B. UN CADRE JURIDIQUE QUI S'ÉDIFIE PEU À PEU

Votre rapporteur souhaite ici brièvement rappeler les principales étapes de l'édification du cadre juridique de la coopération transfrontalière, qu'il a déjà présenté en détail dans son rapport sur l'accord de Karlsruhe.

1. La convention de Madrid

La convention-cadre européenne sur la coopération transfrontalière des collectivités ou autorités territoriales qui avait été ouverte à la signature le 21 mai 1980 à Madrid sous l'égide du Conseil de l'Europe constitue l'élément précurseur dans le domaine de la coopération transfrontalière.

Son objectif est de favoriser la coopération des collectivités frontalières dans des domaines tels que le développement régional, urbain et rural, la protection de l'environnement, l'amélioration des infrastructures et des services offerts aux citoyens et l'entraide en cas de sinistre.

Elle rappelle que la coopération s'exerce strictement dans le cadre des compétences attribuées à chaque collectivité, telles qu'elles sont définies par le droit interne.

Elle ne contient pas de dispositions contraignantes à l'égard des États signataires qui sont simplement invités à encourager ou à faciliter les initiatives des collectivités.

Par ailleurs, le droit, pour ces dernières, de passer des accords de coopération n'est pas formellement reconnu, les États signataires ayant la faculté de les subordonner à la conclusion préalable d'un accord bilatéral fixant le cadre, les formes et les limites de l'action des collectivités.

2. L'évolution du droit français

Si l'on excepte la loi de décentralisation du 2 mars 1982 qui offrait très timidement aux conseils régionaux la possibilité, avec l'autorisation du gouvernement, de nouer de contacts avec les collectivités étrangères limitrophes, il a fallu attendre les lois du 6 janvier 1992 sur l'administration territoriale de la République et la loi d'orientation du 4 février 1995 pour l'aménagement et le développement du territoire pour que soient prévus, dans le droit français, les principes et les instruments de la coopération transfrontalière entre collectivités locales.

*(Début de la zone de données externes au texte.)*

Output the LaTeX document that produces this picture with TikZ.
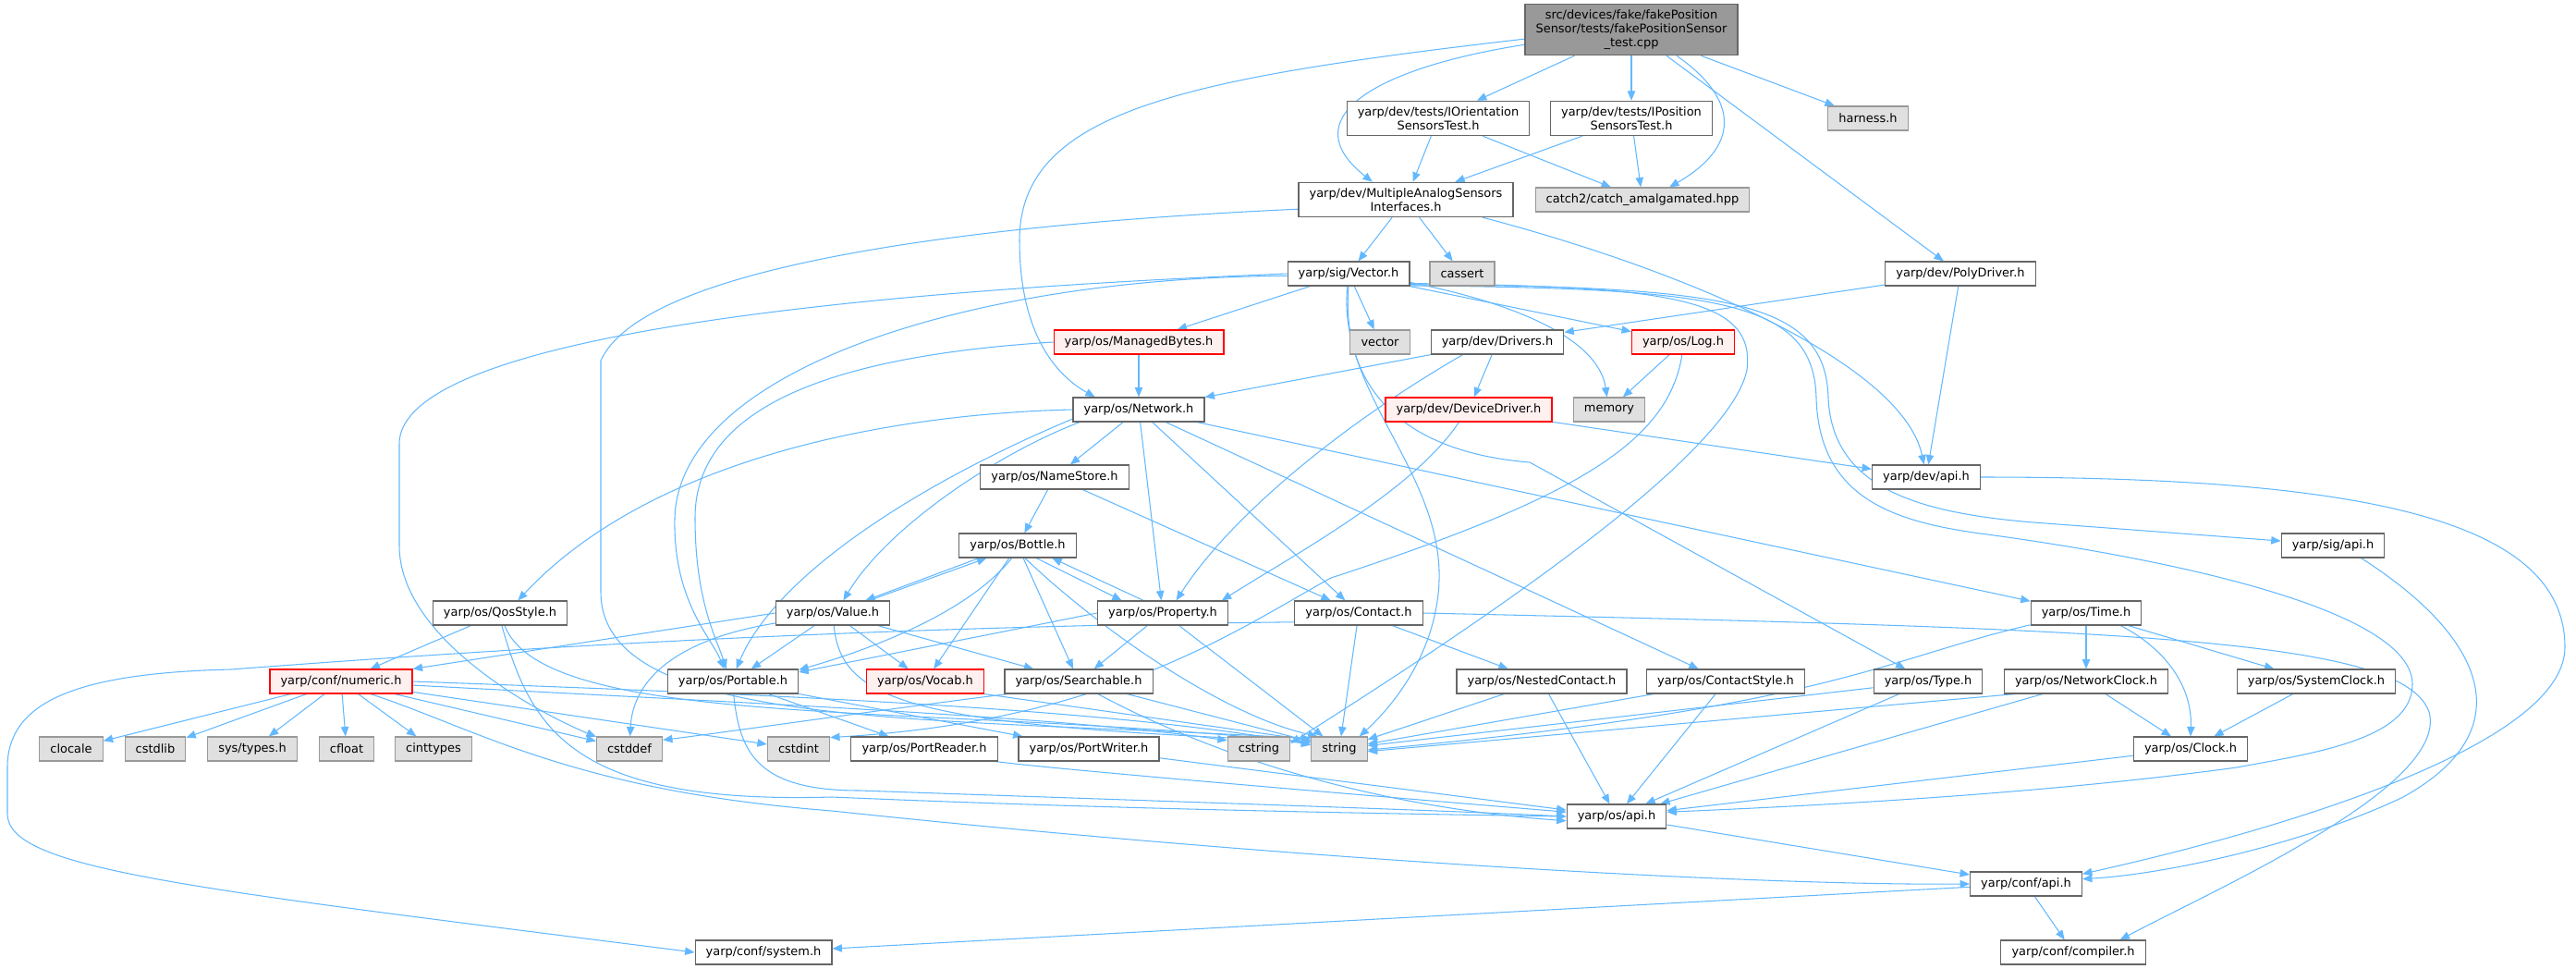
\documentclass[tikz,border=0pt]{standalone}
\usepackage{fontspec}
\setmainfont{DejaVu Sans}
\usepackage{tikz}
\usetikzlibrary{arrows.meta,backgrounds}
\definecolor{gris40}{HTML}{666666}
\definecolor{gris60}{HTML}{999999}
\definecolor{gris88}{HTML}{E0E0E0}
\definecolor{rougepale}{HTML}{FFF0F0}
\definecolor{bleuacier}{HTML}{63B8FF}
\tikzset{
  incnode/.style = {rectangle, align=center, inner xsep=2.9mm, inner ysep=1.5mm,
    minimum height=6.5mm, line width=0.8pt, font=\fontsize{9.2}{10.9}\selectfont},
  inc_n/.style = {incnode, draw=gris40, fill=white},% en-tete yarp
  inc_s/.style = {incnode, draw=gris60, fill=gris88},% en-tete systeme
  inc_r/.style = {incnode, draw=red, fill=rougepale},% en-tete tronque
  inc_top/.style = {incnode, draw=gris40, fill=gris60},% fichier source
  dep/.style = {draw=bleuacier, line width=0.75pt,
    -{Triangle[length=2.6mm,width=2.1mm]}}% inclusion
}
\begin{document}
\begin{tikzpicture}[x=0.25mm,y=-0.25mm]
        \useasboundingbox (0,0) rectangle (2787,1048);
        \node [inc_top] (root) at (1765,32) {src/devices/fake/fakePosition\\Sensor/tests/fakePositionSensor\\\_test.cpp};
        \node [inc_n] (iori) at (1556,128) {yarp/dev/tests/IOrientation\\SensorsTest.h};
        \node [inc_n] (ipos) at (1765,128) {yarp/dev/tests/IPosition\\SensorsTest.h};
        \node [inc_s] (harness) at (2021,128) {harness.h};
        \node [inc_n] (masi) at (1521,216) {yarp/dev/MultipleAnalogSensors\\Interfaces.h};
        \node [inc_s] (catch) at (1777,216) {catch2/catch\_amalgamated.hpp};
        \node [inc_n] (vec) at (1459,296) {yarp/sig/Vector.h};
        \node [inc_s] (cassert) at (1582,296) {cassert};
        \node [inc_n] (poly) at (2121,296) {yarp/dev/PolyDriver.h};
        \node [inc_r] (mbytes) at (1232,370) {yarp/os/ManagedBytes.h};
        \node [inc_s] (vector) at (1493,370) {vector};
        \node [inc_n] (drivers) at (1620,370) {yarp/dev/Drivers.h};
        \node [inc_r] (log) at (1821,370) {yarp/os/Log.h};
        \node [inc_n] (net) at (1232,443) {yarp/os/Network.h};
        \node [inc_r] (devdrv) at (1589,443) {yarp/dev/DeviceDriver.h};
        \node [inc_s] (memory) at (1741,443) {memory};
        \node [inc_n] (names) at (1141,516) {yarp/os/NameStore.h};
        \node [inc_n] (devapi) at (2084,516) {yarp/dev/api.h};
        \node [inc_n] (bottle) at (1101,590) {yarp/os/Bottle.h};
        \node [inc_n] (sigapi) at (2524,590) {yarp/sig/api.h};
        \node [inc_n] (qos) at (541,663) {yarp/os/QosStyle.h};
        \node [inc_n] (value) at (901,663) {yarp/os/Value.h};
        \node [inc_n] (prop) at (1258,663) {yarp/os/Property.h};
        \node [inc_n] (contact) at (1470,663) {yarp/os/Contact.h};
        \node [inc_n] (time) at (2257,663) {yarp/os/Time.h};
        \node [inc_r] (numeric) at (369,737) {yarp/conf/numeric.h};
        \node [inc_n] (portable) at (793,737) {yarp/os/Portable.h};
        \node [inc_r] (vocab) at (1001,737) {yarp/os/Vocab.h};
        \node [inc_n] (search) at (1167,737) {yarp/os/Searchable.h};
        \node [inc_n] (nested) at (1668,737) {yarp/os/NestedContact.h};
        \node [inc_n] (cstyle) at (1867,737) {yarp/os/ContactStyle.h};
        \node [inc_n] (type) at (2086,737) {yarp/os/Type.h};
        \node [inc_n] (nclock) at (2257,737) {yarp/os/NetworkClock.h};
        \node [inc_n] (sclock) at (2506,737) {yarp/os/SystemClock.h};
        \node [inc_s] (clocale) at (77,810) {clocale};
        \node [inc_s] (cstdlib) at (168,810) {cstdlib};
        \node [inc_s] (systypes) at (273,810) {sys/types.h};
        \node [inc_s] (cfloat) at (375,810) {cfloat};
        \node [inc_s] (cinttypes) at (469,810) {cinttypes};
        \node [inc_s] (cstddef) at (681,810) {cstddef};
        \node [inc_s] (cstdint) at (864,810) {cstdint};
        \node [inc_n] (preader) at (1000,810) {yarp/os/PortReader.h};
        \node [inc_n] (pwriter) at (1178,810) {yarp/os/PortWriter.h};
        \node [inc_s] (cstring) at (1362,810) {cstring};
        \node [inc_s] (string) at (1449,810) {string};
        \node [inc_n] (clock) at (2370,810) {yarp/os/Clock.h};
        \node [inc_n] (osapi) at (1749,883) {yarp/os/api.h};
        \node [inc_n] (confapi) at (2192,956) {yarp/conf/api.h};
        \node [inc_n] (system) at (826,1030) {yarp/conf/system.h};
        \node [inc_n] (compiler) at (2243,1030) {yarp/conf/compiler.h};
        \begin{scope}[on background layer]
        \draw [dep] (root.185) .. controls (1280,85) and (1103,120) .. (1103,260) .. controls (1103,370) and (1150,410) .. (net.164);
        \draw [dep] (root.188) .. controls (1480,75) and (1400,130) .. (masi.152);
        \draw [dep] (root) -- (iori);
        \draw [dep] (root) -- (ipos);
        \draw [dep] (root.-30) .. controls (1885,110) and (1880,160) .. (catch.25);
        \draw [dep] (root) -- (harness);
        \draw [dep] (root) -- (poly);
        \draw [dep] (iori) -- (masi);
        \draw [dep] (iori) -- (catch);
        \draw [dep] (ipos) -- (masi);
        \draw [dep] (ipos) -- (catch);
        \draw [dep] (masi) -- (vec);
        \draw [dep] (masi) -- (cassert);
        \draw [dep] (masi.-13) .. controls (1850,300) and (2060,400) .. (devapi.100);
        \draw [dep] (masi.185) .. controls (1100,240) and (700,280) .. (650,390) -- (650,640) .. controls (650,790) and (1000,775) .. (string.160);
        \draw [dep] (vec) -- (mbytes);
        \draw [dep] (vec) -- (vector);
        \draw [dep] (vec) -- (log);
        \draw [dep] (vec.-8) .. controls (1650,330) and (1730,370) .. (memory.100);
        \draw [dep] (vec.west) .. controls (800,320) and (432,380) .. (432,480) -- (432,590) .. controls (432,690) and (580,770) .. (cstddef.160);
        \draw [dep] (vec.182) .. controls (1050,300) and (735,400) .. (730,560) .. controls (728,650) and (770,690) .. (portable.125);
        \draw [dep] (vec.-95) .. controls (1445,430) and (1575,520) .. (1555,650) .. controls (1545,720) and (1500,770) .. (string.32);
        \draw [dep] (vec.-90) .. controls (1450,430) and (1530,490) .. (1655,500) -- (type);
        \draw [dep] (vec.-9) .. controls (1800,310) and (1900,320) .. (1890,400) .. controls (1870,500) and (1560,700) .. (cstring.10);
        \draw [dep] (vec.-10) .. controls (1870,310) and (1975,325) .. (1978,430) .. controls (1982,530) and (2080,555) .. (2200,565) -- (sigapi.175);
        \draw [dep] (vec.-11) .. controls (1860,312) and (1962,325) .. (1965,430) .. controls (1968,540) and (2050,565) .. (2150,578) .. controls (2350,605) and (2610,660) .. (2610,740) .. controls (2610,800) and (2500,815) .. (2420,830) .. controls (2200,860) and (1950,872) .. (osapi.5);
        \draw [dep] (mbytes.west) .. controls (900,385) and (752,440) .. (752,560) .. controls (752,650) and (775,690) .. (portable.118);
        \draw [dep] (mbytes) -- (net);
        \draw [dep] (poly) -- (drivers);
        \draw [dep] (poly) -- (devapi);
        \draw [dep] (drivers) -- (net);
        \draw [dep] (drivers.200) .. controls (1450,460) and (1330,560) .. (prop.43);
        \draw [dep] (drivers) -- (devdrv);
        \draw [dep] (devdrv) -- (devapi);
        \draw [dep] (devdrv.-128) .. controls (1530,530) and (1400,600) .. (prop.12);
        \draw [dep] (log) -- (memory);
        \draw [dep] (log.-95) .. controls (1805,480) and (1700,540) .. (1440,625) .. controls (1340,680) and (1200,780) .. (cstdint.20);
        \draw [dep] (net.west) .. controls (950,448) and (700,500) .. (qos.35);
        \draw [dep] (net.192) .. controls (1080,490) and (960,570) .. (value.50);
        \draw [dep] (net.188) .. controls (1000,520) and (840,620) .. (portable.75);
        \draw [dep] (net) -- (names);
        \draw [dep] (net) -- (prop);
        \draw [dep] (net) -- (contact);
        \draw [dep] (net) -- (cstyle);
        \draw [dep] (net) -- (time);
        \draw [dep] (names) -- (bottle);
        \draw [dep] (names) -- (contact);
        \draw [dep] (bottle.198) -- (value.21);
        \draw [dep] (value.19) -- (bottle.202);
        \draw [dep] (bottle.-115) .. controls (1050,660) and (950,700) .. (portable.10);
        \draw [dep] (bottle) -- (vocab);
        \draw [dep] (bottle) -- (search);
        \draw [dep] (bottle.-60) .. controls (1200,690) and (1330,775) .. (string.150);
        \draw [dep] (bottle.-34) -- (prop.163);
        \draw [dep] (prop.147) -- (bottle.-20);
        \draw [dep] (value) -- (portable);
        \draw [dep] (value.west) -- (numeric.north east);
        \draw [dep] (value.190) .. controls (740,690) and (685,730) .. (cstddef);
        \draw [dep] (value) -- (vocab);
        \draw [dep] (value) -- (search);
        \draw [dep] (value.-85) .. controls (910,760) and (990,785) .. (string.165);
        \draw [dep] (prop.west) -- (portable.8);
        \draw [dep] (prop) -- (search);
        \draw [dep] (prop) -- (string);
        \draw [dep] (contact) -- (string);
        \draw [dep] (contact) -- (nested);
        \draw [dep] (contact.188) .. controls (900,678) and (500,705) .. (250,724) .. controls (80,728) and (8,760) .. (8,830) -- (8,880) .. controls (8,940) and (200,960) .. (system.west);
        \draw [dep] (contact.east) .. controls (2300,680) and (2600,690) .. (2628,770) .. controls (2650,850) and (2400,960) .. (compiler.15);
        \draw [dep] (qos) -- (numeric);
        \draw [dep] (qos.-70) .. controls (590,790) and (1000,760) .. (string.168);
        \draw [dep] (qos.-82) .. controls (575,790) and (620,870) .. (900,862) .. controls (1200,875) and (1500,880) .. (osapi.west);
        \draw [dep] (numeric) -- (clocale);
        \draw [dep] (numeric) -- (cstdlib);
        \draw [dep] (numeric) -- (systypes);
        \draw [dep] (numeric) -- (cfloat);
        \draw [dep] (numeric) -- (cinttypes);
        \draw [dep] (numeric) -- (cstddef);
        \draw [dep] (numeric) -- (cstdint);
        \draw [dep] (numeric.east) .. controls (800,750) and (1200,765) .. (string.172);
        \draw [dep] (numeric.-3) .. controls (800,760) and (1150,775) .. (cstring.165);
        \draw [dep] (numeric.-23) .. controls (520,790) and (620,855) .. (900,877) .. controls (1400,930) and (1900,958) .. (confapi.west);
        \draw [dep] (portable) -- (preader);
        \draw [dep] (portable) -- (pwriter);
        \draw [dep] (portable.-87) .. controls (800,815) and (820,855) .. (930,855) .. controls (1300,868) and (1550,876) .. (osapi.west);
        \draw [dep] (preader.-10) .. controls (1150,833) and (1500,862) .. (osapi.175);
        \draw [dep] (pwriter) -- (osapi);
        \draw [dep] (vocab.-12) -- (string.163);
        \draw [dep] (search.190) .. controls (950,768) and (800,790) .. (cstddef.15);
        \draw [dep] (search) -- (string);
        \draw [dep] (search.-33) .. controls (1280,800) and (1450,870) .. (osapi.185);
        \draw [dep] (nested) -- (string);
        \draw [dep] (nested) -- (osapi);
        \draw [dep] (cstyle) -- (string);
        \draw [dep] (cstyle) -- (osapi);
        \draw [dep] (type) -- (string);
        \draw [dep] (type) -- (osapi);
        \draw [dep] (time.192) .. controls (2040,712) and (1980,765) .. (string.-2);
        \draw [dep] (time) -- (nclock);
        \draw [dep] (time.-20) .. controls (2340,700) and (2372,740) .. (clock.north);
        \draw [dep] (time) -- (sclock);
        \draw [dep] (nclock.190) -- (string.-5);
        \draw [dep] (nclock) -- (clock);
        \draw [dep] (nclock) -- (osapi);
        \draw [dep] (sclock) -- (clock);
        \draw [dep] (clock) -- (osapi);
        \draw [dep] (osapi) -- (confapi);
        \draw [dep] (devapi.east) .. controls (2550,516) and (2775,560) .. (2775,700) .. controls (2775,800) and (2500,890) .. (confapi.10);
        \draw [dep] (sigapi.-24) .. controls (2690,690) and (2730,790) .. (2600,862) .. controls (2500,910) and (2350,945) .. (confapi.5);
        \draw [dep] (confapi) -- (compiler);
        \draw [dep] (confapi) -- (system);
        \end{scope}
\end{tikzpicture}
\end{document}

La législation française sur la coopération transfrontalière décentralisée repose sur trois principes :

. le droit de contracter avec des collectivités étrangères, reconnu par l'article L 1112-1 du code général des collectivités territoriales, qui reste toutefois assorti de plusieurs conditions :

- les collectivités doivent rester dans les limites de leurs compétences, c'est-à-dire qu'elles ne peuvent s'engager sur un domaine qui relève de l'État, d'une autre collectivité locale française ou du secteur privé.

- elles doivent respecter les engagement internationaux de la France

- elles ne peuvent en aucun cas passer convention avec un État étranger

- ces conventions sont soumises au contrôle de légalité de droit

commun, ce qui signifie qu'elles n'entrent en vigueur qu'après transmission au préfet qui peut, dans les deux mois, les déférer au tribunal administratif.

. la possibilité, pour les collectivités étrangères d'États membres de l'Union européenne, d'adhérer à deux types d'organismes de droit français :

- le groupement d'intérêt public contribuant à la coopération interrégionale et transfrontalière ou au développement social urbain, qui est une personne morale dotée de l'autonomie financière. Il doit comprendre au moins une personne publique et il ne peut avoir de but lucratif. Sa convention constitutive doit être approuvée par les ministres de l'intérieur et du budget. L'État y est représenté par un commissaire du gouvernement ou un contrôleur d'État.

- la société d'économie mixte locale, sous réserve d'un accord interétatique préalable qui doit comporter une règle de réciprocité. La société doit avoir pour seul objet l'exploitation de services publics d'intérêt commun.

. la possibilité pour des collectivités françaises, de participer à des organismes de droit étranger.

Cette possibilité a été ouverte par la loi d'orientation du 4 février 1995 pour l'aménagement et le développement du territoire qui autorise les collectivités territoriales françaises ou leurs groupements à adhérer à des organismes publics de droit étranger ou à participer au capital d'une personne morale de droit public étranger comprenant au moins une collectivité ou un groupement d'un État européen frontalier.

Plusieurs conditions sont néanmoins posées :

- le respect des compétences des collectivités et des engagements internationaux,

- l'organisme étranger doit avoir pour objet exclusif l'exploitation d'un service public ou la réalisation d'un équipement local d'intérêt commun.

- l'admission ou la participation sera autorisée par décret en Conseil d'État,

- l'engagement financier des collectivités françaises ne pourra dépasser 50 % du budget de l'organisme,

- enfin, la convention d'adhésion sera soumise au contrôle de légalité de droit commun et les organismes devront fournir des comptes certifiés par un commissaire aux comptes.